LIFESTYLE → ENDNOTE Issue 836 · November 18, 2020

They Stay with You Forever

The success of the concept behind the JEP recordings of the early 1970s

They Stay with You Forever

 

W

hile I was sitting (socially distanced, of course) in a bagel store in Monsey the other day, a fellow approached me. “Hey, Golding, I know your brother Yosef Chaim from Camp Kol-Ree-Nah. I remember him from when I was a camper in 1965!” I asked him if he remembered who won color war that year, and he jumped up and said, yes, his team won — and he even broke out into his team’s marching song, right there in the bagel shop. He might not have remembered where he parked his car, but he remembered his winning color war song from 55 years earlier. Why am I sharing this? Because it just proves again the success of the concept behind the JEP recordings of the early 1970s.

The Jewish Educational Program, better known as JEP, was created by Rabbi Mutty Katz and my brother Yosef Chaim, in order to bring a spark of Judaism to Jewish kids in public schools, who had little or no Jewish background.

One day, Reb Mutty came up with the idea of making an album of English camp-style songs and using the profits for a scholarship fund to get these children into Jewish schools. My brother Yosef Chaim liked the idea, so he approached a few people in the music business — who unanimously assured him that it would never get off the ground. Yosef Chaim dismissed their misgivings, though, and instead teamed up with his chavrusa, Moshe Hauben, along with a bunch of Yeshivah Torah Vodaath bochurim — future pillars of Klal Yisrael.

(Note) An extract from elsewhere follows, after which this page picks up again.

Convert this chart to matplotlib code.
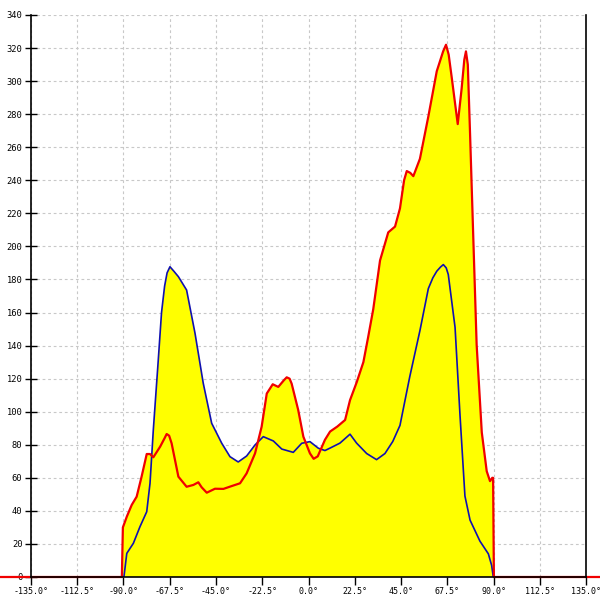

Mordechai Finkelman, Shimon Finkelman, and Chaim Dovid Zweibel were in charge of lyrics, Shmuel Pollack was the adult choir director, and Yisroel Lamm was the musical director.

The first JEP album came out in 1973, and it didn’t take too long for Yosef Chaim to prove that his instincts were on the money. The album was a fusion of some new hits — who remembers the leibedig “Yehi Chevod Hashem Le’olam”? — and a few borrowed tunes with English words, but the original compositions were the real sellers. “Dear Nicholai,” written by Chesky Kornfeld and composed by Heshy Walfish as a Camp Kol Ree Nah alma mater, is a song in the form of a letter written to a child behind the Iron Curtain, deprived of all things Jewish. As child soloist Heshy Wolf belted out, “Your plight pierces my soul, a Jew truly exiled, but yet, a Jew of courage whose faith shall never die,” he opened many hearts. The other heart-clencher, “Six Million Tears,” was written by Chaim Schmell, who also headed the children’s choir for this first album. The two adult vocalists, Rabbi Berel Leiner and Rabbi Heshy Grunberger, who captured the pain and suffering of the Holocaust (“While six million tears fell to the ground, the world stood still, didn’t make a sound…”), went on to be the soloists for all future JEP albums.